Jason Bateman Apologizes for Appearing to Defend Jeffrey Tambor’s Alleged Verbal Abuse on the Arrested Development Set
“I’m incredibly embarrassed and deeply sorry.”
This week, Jason Bateman and several of his Arrested Development costars sparked backlash when they appeared to defend Jeffrey Tambor‘s alleged verbal abuse toward Jessica Walter—with both Walter and Tambor in the room—during a roundtable discussion with The New York Times. On Thursday morning, less than a day after the article was published, Bateman took to Twitter to issue an apology for “mansplaining” the conflict and giving the impression that he was “insensitive” toward Walter’s experiences and feelings.
“Based on listening to the NYT interview and hearing people’s thoughts online, I realize that I was wrong here. I sound like I’m condoning yelling at work. I do not. I sound like I’m excusing Jeffery [sic]. I do not. It sounds like I’m insensitive to Jessica. I am not. In fact, I’m horrified that I wasn’t more aware of how this incident affected her. I was so eager to let Jeffrey know that he was supported in his attempt to learn, grow and apologize that I completely underestimated the feelings of the victim, another person I deeply love – and she was sitting right there!” Bateman wrote across several tweets.
“I’m incredibly embarrassed and deeply sorry to have done that to Jessica. This is a big learning moment for me. I shouldn’t have tried so hard to mansplain, or fix a fight, or make everything okay. I should’ve focused more on what the most important part of it all is – there’s never any excuse for abuse, in any form, from any gender. And, the victim’s voice needs to be heard and respected. Period,” he continued. “I didn’t say that and instead said a bunch of other stuff and not very well. I deeply, and sincerely, apologize.”
During the roundtable, Tambor was asked about his admission in an interview with The Hollywood Reporter earlier this month that he had been verbally abusive toward costars and crew members on the sets of both Arrested Development and Transparent, including toward Walter, who plays his wife on the former show. (Tambor was also accused by a former assistant last November of sexual misconduct; he has denied all allegations.) After Tambor noted that he’s “working on” his temper, Bateman jumped in. “Not to belittle it or excuse it or anything, but in the entertainment industry it is incredibly common to have people who are, in quotes, ‘difficult.’ And when you’re in a privileged position to hire people, or have an influence in who does get hired, you make phone calls. And you say, ‘Hey, so I’ve heard X about person Y, tell me about that.’ And what you learn is context. And you learn about character and you learn about work habits, work ethics, and you start to understand. Because it’s a very amorphous process, this sort of [expletive] that we do, you know, making up fake life. It’s a weird thing, and it is a breeding ground for atypical behavior and certain people have certain processes.”

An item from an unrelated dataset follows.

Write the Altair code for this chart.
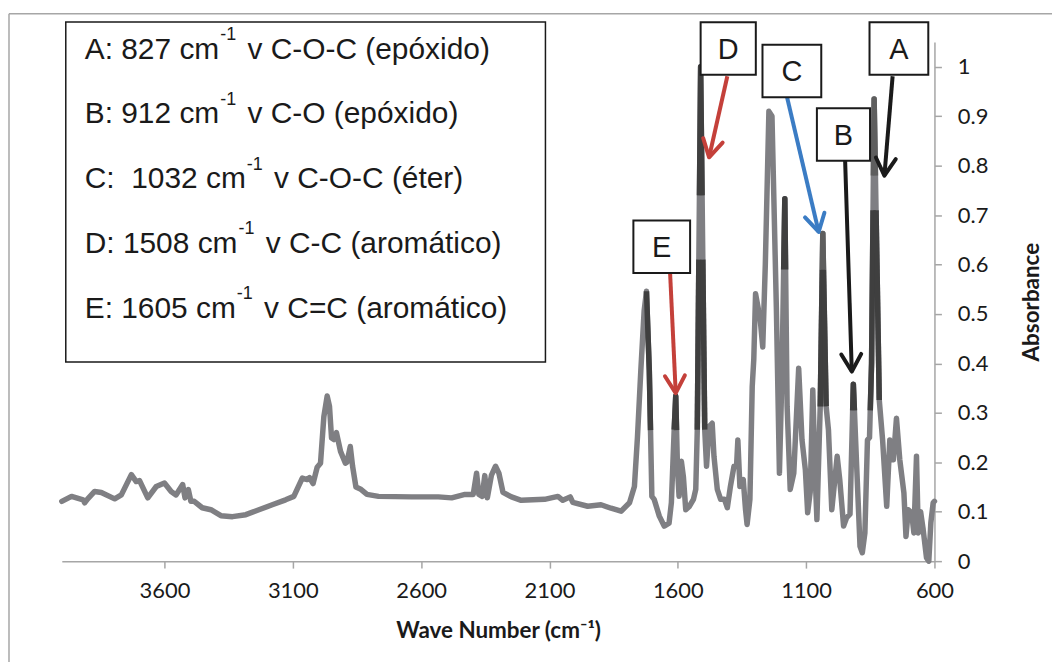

Costar Alia Shawkat interjected, “But that doesn’t mean it’s acceptable. And the point is that things are changing, and people need to respect each other differently.” A tearful Walter added that although she’s trying to move past her experiences with Tambor, “It’s hard because honestly — Jason says this happens all the time. In, like, almost 60 years of working, I’ve never had anybody yell at me like that on a set.”
Still, Tony Hale defended Tambor, saying, “We’ve all had moments,” prompting Bateman to jump in once again. “Again, there is context. What we do for a living is not normal, and therefore the process is not normal sometimes, and to expect it to be normal is to not understand what happens on set. Again, not to excuse it, Alia, but to be surprised by people having a wobbly route to their goal, their process — it’s very rarely predictable,” he said. “All I can say, personally, is I have never learned more from an actor that I’ve worked with than Jeffrey Tambor. And I consider him one of my favorite, most valued people in my life.”
Soon after the article was published, many people took to Twitter to express their admiration for Walter’s grace and poise under pressure, and to condemn Bateman and his male costars’ seeming continued defense of Tambor, rather than supporting Walter. “It is absolutely brutal to read this. Walter clearly was unloading something important to her, and the dudes were just drowning her out,” one wrote. “Bad day to be a Jason Bateman fan. And also to be Jason Bateman,” added another.